## Exercise
The lines from the top of the material through the line with "from matplotlib.ticker import" are to be set down exactly. Leave the pictures out.

## Data shown

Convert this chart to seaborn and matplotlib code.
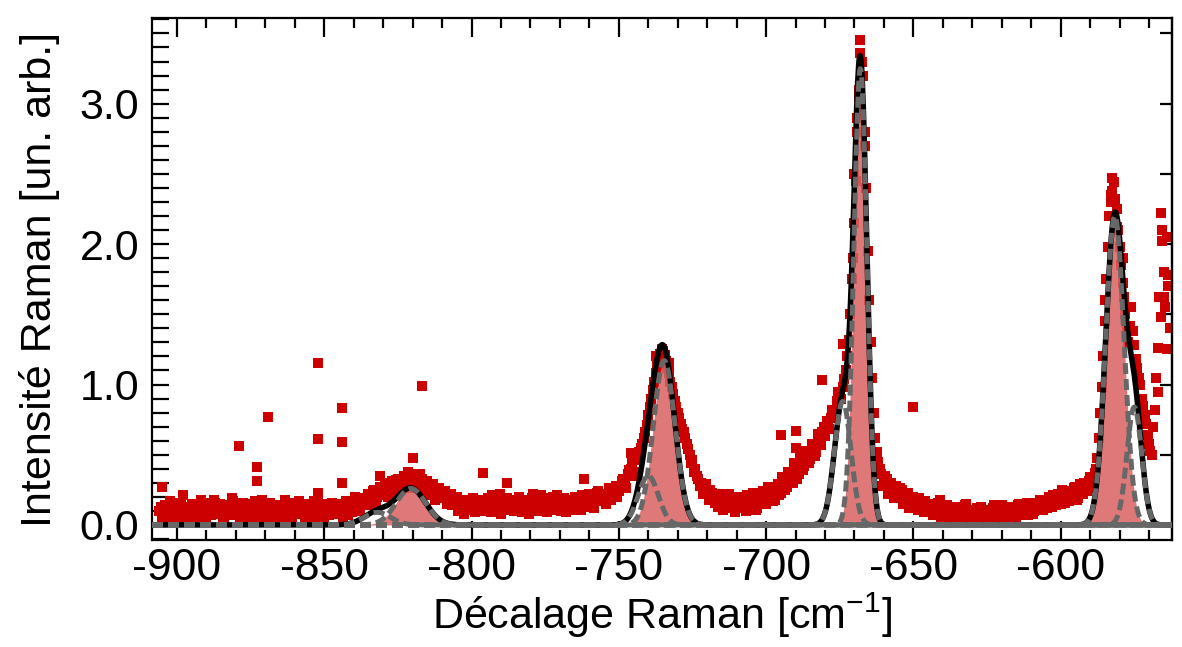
import numpy as np
import pandas as pd
import matplotlib
matplotlib.use('Agg')
import matplotlib.pyplot as plt
import seaborn as sns
from matplotlib.ticker import MultipleLocator, FormatStrFormatter

# Measured spectrum, one point per cm-1 from -906 to -563
shift_start = -906
intensity = [
    0.10, 0.05, 0.14, 0.08, 0.12, 0.03, 0.16, 0.09, 0.13, 0.06,
    0.11, 0.15, 0.07, 0.12, 0.18, 0.09, 0.04, 0.13, 0.10, 0.16,
    0.08, 0.12, 0.05, 0.14, 0.10, 0.17, 0.07, 0.11, 0.03, 0.13,
    0.09, 0.15, 0.06, 0.12, 0.10, 0.18, 0.08, 0.13, 0.05, 0.11,
    0.14, 0.07, 0.12, 0.09, 0.16, 0.04, 0.11, 0.13, 0.08, 0.15,
    0.10, 0.06, 0.13, 0.09, 0.17, 0.11, 0.05, 0.14, 0.10, 0.12,
    0.08, 0.15, 0.11, 0.13, 0.07, 0.16, 0.12, 0.18, 0.10, 0.19,
    0.16, 0.22, 0.18, 0.25, 0.20, 0.27, 0.23, 0.30, 0.25, 0.31,
    0.27, 0.33, 0.29, 0.35, 0.30, 0.36, 0.31, 0.34, 0.28, 0.33,
    0.27, 0.31, 0.24, 0.29, 0.22, 0.26, 0.19, 0.24, 0.17, 0.22,
    0.15, 0.20, 0.13, 0.18, 0.11, 0.17, 0.14, 0.09, 0.16, 0.12,
    0.18, 0.10, 0.15, 0.21, 0.12, 0.17, 0.08, 0.14, 0.19, 0.11,
    0.16, 0.13, 0.20, 0.09, 0.15, 0.18, 0.12, 0.22, 0.14, 0.10,
    0.17, 0.13, 0.19, 0.11, 0.16, 0.21, 0.12, 0.15, 0.09, 0.18,
    0.13, 0.20, 0.15, 0.11, 0.18, 0.14, 0.22, 0.16, 0.19, 0.24,
    0.17, 0.22, 0.19, 0.25, 0.21, 0.28, 0.24, 0.31, 0.29, 0.36,
    0.40, 0.38, 0.46, 0.52, 0.58, 0.66, 0.78, 0.90, 1.02, 1.13,
    1.22, 1.24, 1.17, 1.08, 0.98, 0.88, 0.80, 0.72, 0.66, 0.58,
    0.50, 0.46, 0.40, 0.33, 0.30, 0.26, 0.22, 0.25, 0.19, 0.21,
    0.16, 0.22, 0.14, 0.19, 0.12, 0.17, 0.20, 0.13, 0.16, 0.10,
    0.18, 0.14, 0.21, 0.12, 0.17, 0.24, 0.15, 0.20, 0.26, 0.18,
    0.29, 0.23, 0.32, 0.27, 0.35, 0.30, 0.40, 0.36, 0.45, 0.42,
    0.50, 0.47, 0.55, 0.52, 0.60, 0.66, 0.63, 0.71, 0.76, 0.80,
    0.88, 0.92, 0.98, 1.10, 1.32, 1.75, 2.15, 2.80, 3.36, 3.20,
    2.40, 1.60, 1.05, 0.62, 0.45, 0.36, 0.30, 0.33, 0.27, 0.24,
    0.28, 0.21, 0.25, 0.18, 0.23, 0.16, 0.20, 0.14, 0.19, 0.13,
    0.17, 0.11, 0.15, 0.09, 0.14, 0.18, 0.08, 0.12, 0.05, 0.13,
    0.10, 0.04, 0.12, 0.08, 0.15, 0.06, 0.11, 0.02, 0.09, 0.13,
    0.07, 0.10, 0.03, 0.12, 0.06, 0.09, 0.14, 0.05, 0.11, 0.08,
    0.12, 0.06, 0.15, 0.09, 0.13, 0.07, 0.16, 0.10, 0.14, 0.18,
    0.11, 0.16, 0.20, 0.13, 0.18, 0.22, 0.15, 0.19, 0.24, 0.17,
    0.22, 0.27, 0.19, 0.25, 0.30, 0.24, 0.34, 0.29, 0.40, 0.62,
    0.98, 1.45, 1.98, 2.35, 2.44, 2.25, 1.98, 1.72, 1.50, 1.30,
    1.55, 1.28, 1.12, 1.00, 0.85, 0.72, 0.58, 0.50, 0.82, 1.26,
    1.48, 1.80, 2.05, 1.40,
]

# second set of readings, half way between the first ones (-905.5 to -563.5)
intensity_half = [
    0.13, 0.09, 0.04, 0.17, 0.07, 0.12, 0.10, 0.15, 0.05, 0.11,
    0.08, 0.02, 0.14, 0.06, 0.11, 0.16, 0.12, 0.07, 0.18, 0.09,
    0.15, 0.03, 0.10, 0.07, 0.19, 0.12, 0.14, 0.06, 0.16, 0.09,
    0.12, 0.05, 0.17, 0.08, 0.14, 0.03, 0.11, 0.16, 0.09, 0.14,
    0.06, 0.12, 0.18, 0.05, 0.10, 0.13, 0.08, 0.17, 0.11, 0.04,
    0.14, 0.09, 0.17, 0.04, 0.12, 0.15, 0.09, 0.07, 0.16, 0.08,
    0.13, 0.10, 0.06, 0.17, 0.14, 0.09, 0.20, 0.13, 0.16, 0.14,
    0.19, 0.14, 0.24, 0.16, 0.22, 0.21, 0.28, 0.20, 0.27, 0.23,
    0.32, 0.25, 0.30, 0.27, 0.38, 0.26, 0.35, 0.29, 0.36, 0.25,
    0.30, 0.21, 0.27, 0.18, 0.24, 0.20, 0.23, 0.15, 0.21, 0.14,
    0.18, 0.10, 0.16, 0.08, 0.14, 0.12, 0.19, 0.13, 0.10, 0.16,
    0.13, 0.19, 0.09, 0.14, 0.17, 0.22, 0.11, 0.18, 0.13, 0.16,
    0.10, 0.18, 0.14, 0.17, 0.12, 0.08, 0.19, 0.13, 0.17, 0.21,
    0.14, 0.09, 0.16, 0.20, 0.13, 0.17, 0.10, 0.19, 0.14, 0.12,
    0.18, 0.11, 0.17, 0.21, 0.13, 0.19, 0.15, 0.12, 0.23, 0.18,
    0.21, 0.15, 0.26, 0.18, 0.24, 0.20, 0.27, 0.33, 0.26, 0.39,
    0.44, 0.35, 0.49, 0.55, 0.62, 0.71, 0.84, 0.96, 1.08, 1.19,
    1.25, 1.21, 1.12, 1.02, 0.93, 0.84, 0.76, 0.68, 0.62, 0.54,
    0.44, 0.38, 0.35, 0.28, 0.22, 0.29, 0.18, 0.23, 0.16, 0.13,
    0.19, 0.11, 0.17, 0.22, 0.15, 0.09, 0.14, 0.19, 0.12, 0.21,
    0.15, 0.23, 0.11, 0.19, 0.21, 0.16, 0.27, 0.22, 0.17, 0.25,
    0.21, 0.34, 0.25, 0.38, 0.31, 0.44, 0.33, 0.48, 0.39, 0.53,
    0.44, 0.58, 0.49, 0.65, 0.57, 0.70, 0.74, 0.68, 0.82, 0.78,
    0.95, 0.90, 1.04, 1.20, 1.50, 1.90, 2.45, 3.05, 3.30, 2.80,
    1.95, 1.30, 0.80, 0.52, 0.40, 0.28, 0.35, 0.22, 0.30, 0.19,
    0.23, 0.26, 0.15, 0.21, 0.12, 0.19, 0.17, 0.11, 0.16, 0.09,
    0.13, 0.15, 0.07, 0.12, 0.16, 0.06, 0.11, 0.14, 0.09, 0.04,
    0.08, 0.13, 0.06, 0.14, 0.03, 0.10, 0.07, 0.12, 0.05, 0.10,
    0.11, 0.05, 0.09, 0.14, 0.04, 0.12, 0.08, 0.10, 0.13, 0.06,
    0.09, 0.14, 0.11, 0.07, 0.16, 0.12, 0.08, 0.15, 0.11, 0.13,
    0.15, 0.12, 0.17, 0.21, 0.14, 0.19, 0.25, 0.16, 0.21, 0.20,
    0.26, 0.18, 0.29, 0.22, 0.27, 0.31, 0.26, 0.37, 0.48, 0.80,
    1.20, 1.75, 2.20, 2.38, 2.32, 2.10, 1.85, 1.62, 1.40, 1.42,
    1.38, 1.18, 1.05, 0.90, 0.78, 0.64, 0.53, 0.70, 1.05, 1.62,
    2.10, 1.55, 1.70,
]

# isolated points off the main band
extra_shift = [-905, -898, -879, -869, -873, -873, -852, -852, -844, -844,
               -844, -852, -817, -820, -831, -796, -788, -762, -746, -650,
               -681, -695, -690, -690, -674, -668, -669, -670, -666.5, -668.5,
               -582.5, -583, -581, -566, -565, -564, -567, -565.5, -563.5, -585,
               -579, -737.5, -733]
extra_int = [0.27, 0.21, 0.56, 0.77, 0.41, 0.31, 0.61, 1.15, 0.83, 0.59,
             0.30, 0.23, 0.99, 0.48, 0.35, 0.37, 0.30, 0.33, 0.51, 0.84,
             1.03, 0.64, 0.67, 0.55, 1.29, 3.45, 2.90, 2.50, 2.70, 3.10,
             2.47, 2.30, 2.12, 2.22, 1.62, 1.25, 0.95, 2.02, 1.78, 1.60,
             1.90, 1.20, 1.15]

# fitted gaussian components
peak_center = [-820.6, -832.0, -734.6, -740.0, -668.0, -674.0, -581.6, -575.0]
peak_height = [0.26, 0.09, 1.17, 0.35, 3.25, 0.88, 2.20, 0.84]
peak_sigma = [5.0, 4.5, 3.7, 3.4, 2.2, 2.8, 3.1, 2.5]
peak_filled = [True, False, True, False, True, False, True, False]

xmin, xmax = -908.5, -562.2
ymin, ymax = -0.107, 3.61

shift = shift_start + np.arange(len(intensity))
shift_half = shift_start + 0.5 + np.arange(len(intensity_half))
df = pd.DataFrame({'shift': np.concatenate([shift, shift_half, extra_shift]),
                   'intensity': np.concatenate([intensity, intensity_half, extra_int])})

sns.set_style('ticks')
plt.rcParams['font.family'] = ['Liberation Sans', 'DejaVu Sans']
plt.rcParams['axes.unicode_minus'] = False
plt.rcParams['mathtext.default'] = 'regular'
plt.rcParams['text.color'] = 'black'
plt.rcParams['axes.labelcolor'] = 'black'
plt.rcParams['xtick.color'] = 'black'
plt.rcParams['ytick.color'] = 'black'
plt.rcParams['axes.edgecolor'] = 'black'

fig = plt.figure(figsize=(11.82, 6.47), dpi=100)
ax = fig.add_axes([152 / 1182, 1 - 540 / 647, (1172 - 152) / 1182, (540 - 18) / 647])

sns.scatterplot(data=df, x='shift', y='intensity', marker='s', s=48,
                color='#cc0000', linewidth=0, ax=ax, zorder=1)

xf = np.linspace(xmin, xmax, 2000)
comps = [h * np.exp(-(xf - c) ** 2 / (2 * s ** 2))
         for c, h, s in zip(peak_center, peak_height, peak_sigma)]
total = np.sum(comps, axis=0)

for g, filled in zip(comps, peak_filled):
    if filled:
        ax.fill_between(xf, 0, g, color='#da6262', alpha=0.85, lw=0, zorder=2)

sns.lineplot(x=xf, y=total, color='black', lw=4.0, ax=ax, zorder=3)
for g in comps:
    ax.plot(xf, g, color='#676767', lw=3.6, linestyle=(0, (2.2, 1.0)),
            zorder=4)

ax.set_xlim(xmin, xmax)
ax.set_ylim(ymin, ymax)

for sp in ax.spines.values():
    sp.set_linewidth(1.6)
    sp.set_visible(True)

ax.xaxis.set_major_locator(MultipleLocator(50))
ax.xaxis.set_minor_locator(MultipleLocator(10))
ax.yaxis.set_major_locator(MultipleLocator(1.0))
ax.yaxis.set_minor_locator(MultipleLocator(0.1))
ax.yaxis.set_major_formatter(FormatStrFormatter('%.1f'))
ax.tick_params(axis='x', which='major', direction='in', length=14, width=1.6,
               top=True, labelsize=32, pad=6)
ax.tick_params(axis='x', which='minor', direction='in', length=7, width=1.6, top=True)
ax.tick_params(axis='y', which='both', direction='in', length=12, width=1.6,
               right=False, pad=9, labelsize=31)

# right axis only carries ticks every 0.5
sec = ax.secondary_yaxis('right')
sec.yaxis.set_major_locator(MultipleLocator(0.5))
sec.tick_params(direction='in', length=9, width=1.6, labelright=False)
sec.spines['right'].set_linewidth(1.6)

ax.set_xlabel('Décalage Raman [cm$^{-1}$]', fontsize=31, labelpad=1)
ax.set_ylabel('Intensité Raman [un. arb.]', fontsize=31, labelpad=14)

fig.savefig('out.png', dpi=100)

## Output
Convert this chart to seaborn and matplotlib code.
import numpy as np
import pandas as pd
import matplotlib
matplotlib.use('Agg')
import matplotlib.pyplot as plt
import seaborn as sns
from matplotlib.ticker import MultipleLocator, FormatStrFormatter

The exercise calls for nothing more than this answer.